State AG sues companies that bought structured settlements from lead-paint victims
The Maryland attorney general filed suit against Access Funding and other finance companies this week, contending that they had taken advantage of vulnerable victims of lead poisoning by purchasing their structured settlements at less than fair-market value.
Intended to provide a steady stream of income over a period of years, a structured settlement is generally an annuity purchased by a defendant on behalf of a plaintiff when a case is settled. Among those at issue in the case is a structured settlement for Crystal Linton, reports CBS News.
Her structured settlement was supposed to pay her $630,000 over 40 years and had a present cash value of more than $400,000. But in response to fliers about quick cash, she sold it for $66,000 without understanding the full impact of what she was doing, says AG Brian Frosh.
“This set of circumstances makes my blood boil,” he told the network. “It looks to me like sophisticated and very aggressive folks targeting the most vulnerable people in our society—people who are poor, people who are cognitively impaired and people who are young and unsophisticated.”
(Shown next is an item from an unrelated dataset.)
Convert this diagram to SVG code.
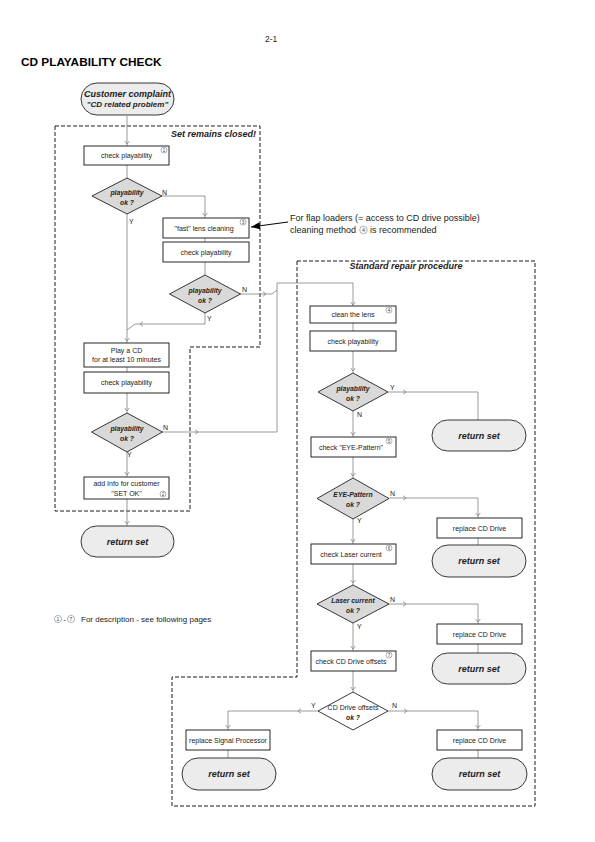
<svg xmlns="http://www.w3.org/2000/svg" xmlns:xlink="http://www.w3.org/1999/xlink" width="595" height="842" viewBox="0 0 595 842">
<style>
.box{fill:#fff;stroke:#111;stroke-width:0.9}
.dia{fill:#d9d9d9;stroke:#222;stroke-width:0.9}
.diaw{fill:#fff;stroke:#222;stroke-width:0.9}
.pill{fill:#ececec;stroke:#222;stroke-width:0.9}
.ln{fill:none;stroke:#808080;stroke-width:0.8}
.dash{fill:none;stroke:#000;stroke-width:0.9;stroke-dasharray:4 2}
text{font-family:"Liberation Sans",Arial,sans-serif;fill:#222}
.t{font-size:7px;text-anchor:middle}
.dt{font-size:6.8px;font-weight:bold;font-style:italic;text-anchor:middle}
.pt{font-size:9px;font-weight:bold;font-style:italic;text-anchor:middle}
.yn{font-size:7px}
.cn{fill:#fff;stroke:#666;stroke-width:0.5}
.cd{font-size:4.6px;text-anchor:middle;fill:#444}
</style>
<defs>
<path id="chev" d="M-2.3,-3 L0,0 L2.3,-3" fill="none" stroke="#808080" stroke-width="0.8"/>
<marker id="ah" markerWidth="10" markerHeight="8" refX="9" refY="4" orient="auto" markerUnits="userSpaceOnUse">
<path d="M0,0.5 L9,4 L0,7.5 Z" fill="#000"/>
</marker>
</defs>

<text x="265" y="42" style="font-size:8.5px">2-1</text>
<text x="21" y="66" style="font-size:11.8px;font-weight:bold;fill:#000">CD PLAYABILITY CHECK</text>

<g id="regions">
<path class="dash" d="M55,126 H260 V347 H190 V511 H55 Z"/>
<text x="256" y="137" style="font-size:9px;font-weight:bold;font-style:italic;text-anchor:end">Set remains closed!</text>
<path class="dash" d="M297,261 H535 V806 H172 V677 H297 Z"/>
<text x="406" y="269" style="font-size:9px;font-weight:bold;font-style:italic;text-anchor:middle">Standard repair procedure</text>
</g>

<g id="connectors">
<path class="ln" d="M127,116 V146"/>
<use href="#chev" x="127" y="144"/>
<path class="ln" d="M127,165 V178"/>
<path class="ln" d="M162,196 H205 V218"/>
<use href="#chev" x="205" y="216"/>
<path class="ln" d="M127,214 V343"/>
<use href="#chev" x="127" y="341"/>
<path class="ln" d="M205,238 V242"/>
<path class="ln" d="M205,262 V275"/>
<path class="ln" d="M205,313 V324 H135 L127,330"/>
<use href="#chev" transform="translate(140,324) rotate(90)"/>
<path class="ln" d="M240,294 H272 L277,290"/>
<use href="#chev" transform="translate(266,294) rotate(-90)"/>
<path class="ln" d="M277,432 V283 H353 V307"/>
<use href="#chev" x="353" y="305"/>
<path class="ln" d="M127,367 V372"/>
<path class="ln" d="M127,393 V413"/>
<use href="#chev" x="127" y="411"/>
<path class="ln" d="M162,432 H277"/>
<use href="#chev" transform="translate(198,432) rotate(-90)"/>
<path class="ln" d="M127,452 V477"/>
<use href="#chev" x="127" y="475"/>
<path class="ln" d="M127,499 V526"/>
<use href="#chev" x="127" y="524"/>

<path class="ln" d="M353,323 V331"/>
<path class="ln" d="M353,351 V373"/>
<use href="#chev" x="353" y="371"/>
<path class="ln" d="M388,392 H478 V420"/>
<use href="#chev" transform="translate(406,392) rotate(-90)"/>
<path class="ln" d="M353,411 V437"/>
<use href="#chev" x="353" y="435"/>
<path class="ln" d="M353,457 V478"/>
<use href="#chev" x="353" y="476"/>
<path class="ln" d="M389,498 H478 V518"/>
<use href="#chev" transform="translate(406,498) rotate(-90)"/>
<use href="#chev" x="478" y="516"/>
<path class="ln" d="M478,538 V545"/>
<path class="ln" d="M353,519 V544"/>
<use href="#chev" x="353" y="542"/>
<path class="ln" d="M353,564 V585"/>
<use href="#chev" x="353" y="583"/>
<path class="ln" d="M389,604 H478 V624"/>
<use href="#chev" transform="translate(406,604) rotate(-90)"/>
<use href="#chev" x="478" y="622"/>
<path class="ln" d="M478,644 V653"/>
<path class="ln" d="M353,623 V651"/>
<use href="#chev" x="353" y="649"/>
<path class="ln" d="M353,671 V692"/>
<use href="#chev" x="353" y="690"/>
<path class="ln" d="M318,711 H228 V730"/>
<use href="#chev" transform="translate(298,711) rotate(90)"/>
<use href="#chev" x="228" y="728"/>
<path class="ln" d="M388,711 H478 V730"/>
<use href="#chev" transform="translate(407,711) rotate(-90)"/>
<use href="#chev" x="478" y="728"/>
<path class="ln" d="M228,750 V758"/>
<path class="ln" d="M478,750 V758"/>

<path d="M288,222 L251,227" stroke="#000" stroke-width="1" fill="none" marker-end="url(#ah)"/>
</g>

<g id="labels">
<text class="yn" x="162" y="195">N</text>
<text class="yn" x="129" y="224">Y</text>
<text class="yn" x="242" y="292">N</text>
<text class="yn" x="207" y="321">Y</text>
<text class="yn" x="163" y="430">N</text>
<text class="yn" x="127" y="457">Y</text>
<text class="yn" x="390" y="390">Y</text>
<text class="yn" x="357" y="417">N</text>
<text class="yn" x="390" y="496">N</text>
<text class="yn" x="357" y="523">Y</text>
<text class="yn" x="390" y="602">N</text>
<text class="yn" x="357" y="629">Y</text>
<text class="yn" x="311" y="708">Y</text>
<text class="yn" x="392" y="708">N</text>
</g>

<g id="start">
<rect class="pill" x="81" y="83" width="93" height="32" rx="16"/>
<text class="pt" x="127.5" y="97">Customer complaint</text>
<text class="pt" x="127.5" y="107" style="font-size:8px">"CD related problem"</text>
</g>

<g id="check1">
<rect class="box" x="84" y="146" width="85" height="19"/>
<text class="t" x="126.5" y="158">check playability</text>
<circle class="cn" cx="164" cy="150" r="3"/><text class="cd" x="164" y="151.7">1</text>
</g>

<g id="dec1">
<path class="dia" d="M127,178 L162,196 L127,214 L92,196 Z"/>
<text class="dt" x="127" y="195">playability</text>
<text class="dt" x="127" y="205">ok ?</text>
</g>

<g id="fastclean">
<rect class="box" x="163" y="218" width="86" height="20"/>
<text class="t" x="204" y="230.5">"fast" lens cleaning</text>
<circle class="cn" cx="243" cy="222" r="3"/><text class="cd" x="243" y="223.7">3</text>
</g>

<g id="check2">
<rect class="box" x="163" y="242" width="86" height="20"/>
<text class="t" x="206" y="254.5">check playability</text>
</g>

<g id="dec2">
<path class="dia" d="M205,275 L240.5,294 L205,313 L169.5,294 Z"/>
<text class="dt" x="205" y="293">playability</text>
<text class="dt" x="205" y="303">ok ?</text>
</g>

<g id="note">
<text x="290" y="221" style="font-size:9px">For flap loaders (= access to CD drive possible)</text>
<text x="290" y="233" style="font-size:9px">cleaning method</text>
<circle class="cn" cx="363.5" cy="230" r="3.8"/><text class="cd" x="363.5" y="232" style="font-size:5.5px">4</text>
<text x="370" y="233" style="font-size:9px">is recommended</text>
</g>

<g id="playcd">
<rect class="box" x="84" y="343" width="85" height="24"/>
<text class="t" x="126.5" y="353">Play a CD</text>
<text class="t" x="126.5" y="362">for at least 10 minutes</text>
</g>

<g id="check3">
<rect class="box" x="84" y="372" width="85" height="21"/>
<text class="t" x="126.5" y="385">check playability</text>
</g>

<g id="dec3">
<path class="dia" d="M127,413 L162.5,432 L127,452 L91.5,432 Z"/>
<text class="dt" x="127" y="431">playability</text>
<text class="dt" x="127" y="441">ok ?</text>
</g>

<g id="addinfo">
<rect class="box" x="84" y="477" width="85" height="22"/>
<text class="t" x="126.5" y="486">add Info for customer</text>
<text class="t" x="126.5" y="496">"SET OK"</text>
<circle class="cn" cx="163" cy="494" r="3"/><text class="cd" x="163" y="495.7">2</text>
</g>

<g id="return1">
<rect class="pill" x="81" y="526" width="93" height="31" rx="15.5"/>
<text class="pt" x="127.5" y="544.5">return set</text>
</g>

<g id="clean">
<rect class="box" x="310" y="306" width="86" height="17"/>
<text class="t" x="353" y="317">clean the lens</text>
<circle class="cn" cx="389" cy="310" r="3"/><text class="cd" x="389" y="311.7">4</text>
</g>

<g id="check4">
<rect class="box" x="310" y="331" width="86" height="20"/>
<text class="t" x="353" y="343.5">check playability</text>
</g>

<g id="dec4">
<path class="dia" d="M353,373 L388,392 L353,411 L318,392 Z"/>
<text class="dt" x="353" y="391">playability</text>
<text class="dt" x="353" y="401">ok ?</text>
</g>

<g id="return2">
<rect class="pill" x="432" y="420" width="94" height="31" rx="15.5"/>
<text class="pt" x="479" y="438.5">return set</text>
</g>

<g id="eye">
<rect class="box" x="311" y="437" width="85" height="20"/>
<text class="t" x="351" y="449.5">check "EYE-Pattern"</text>
<circle class="cn" cx="389" cy="441" r="3"/><text class="cd" x="389" y="442.7">5</text>
</g>

<g id="dec5">
<path class="dia" d="M353,478 L389,498.5 L353,519 L317,498.5 Z"/>
<text class="dt" x="353" y="497">EYE-Pattern</text>
<text class="dt" x="353" y="507">ok ?</text>
</g>

<g id="replace1">
<rect class="box" x="437" y="518" width="85" height="20"/>
<text class="t" x="479.5" y="530.5">replace CD Drive</text>
</g>

<g id="return3">
<rect class="pill" x="432" y="545" width="94" height="32" rx="16"/>
<text class="pt" x="479" y="564">return set</text>
</g>

<g id="laser">
<rect class="box" x="311" y="544" width="85" height="20"/>
<text class="t" x="351" y="556.5">check Laser current</text>
<circle class="cn" cx="389" cy="548" r="3"/><text class="cd" x="389" y="549.7">6</text>
</g>

<g id="dec6">
<path class="dia" d="M353,585 L389,604 L353,623 L317,604 Z"/>
<text class="dt" x="353" y="603">Laser current</text>
<text class="dt" x="353" y="613">ok ?</text>
</g>

<g id="replace2">
<rect class="box" x="437" y="624" width="85" height="20"/>
<text class="t" x="479.5" y="636.5">replace CD Drive</text>
</g>

<g id="return4">
<rect class="pill" x="432" y="653" width="94" height="31" rx="15.5"/>
<text class="pt" x="479" y="671.5">return set</text>
</g>

<g id="offsets">
<rect class="box" x="311" y="651" width="85" height="20"/>
<text class="t" x="351" y="663.5">check CD Drive offsets</text>
<circle class="cn" cx="389" cy="655" r="3"/><text class="cd" x="389" y="656.7">7</text>
</g>

<g id="dec7">
<path class="diaw" d="M353,692 L388,711 L353,730 L318,711 Z"/>
<text class="t" x="353" y="710">CD Drive offsets</text>
<text class="dt" x="353" y="720">ok ?</text>
</g>

<g id="signal">
<rect class="box" x="186" y="730" width="84" height="20"/>
<text class="t" x="228" y="742.5">replace Signal Processor</text>
</g>

<g id="replace3">
<rect class="box" x="437" y="730" width="85" height="20"/>
<text class="t" x="479.5" y="742.5">replace CD Drive</text>
</g>

<g id="return5">
<rect class="pill" x="182" y="758" width="94" height="32" rx="16"/>
<text class="pt" x="229" y="777">return set</text>
</g>

<g id="return6">
<rect class="pill" x="432" y="758" width="95" height="32" rx="16"/>
<text class="pt" x="479.5" y="777">return set</text>
</g>

<g id="legend">
<circle class="cn" cx="58" cy="619" r="3.6"/><text class="cd" x="58" y="620.8" style="font-size:5px">1</text>
<text x="64.5" y="622" style="font-size:8px;text-anchor:middle">-</text>
<circle class="cn" cx="71" cy="619" r="3.6"/><text class="cd" x="71" y="620.8" style="font-size:5px">7</text>
<text x="81" y="622" style="font-size:8px">For description - see following pages</text>
</g>
</svg>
Frosh also wonders if similar purchases are being made in other states. “I would be astonished if it were only happening here,” he said.
Access Funding did not respond to the station’s request for comment, but has previously said such claims are incorrect. Its purchases of structured settlements involved voluntary sales, full disclosure and court approval, the company said.
Washington Post (reg. req.): “How companies make millions off lead-poisoned, poor blacks”
CBS News: “Lead poisoning victims possibly targeted to sign over settlement funds”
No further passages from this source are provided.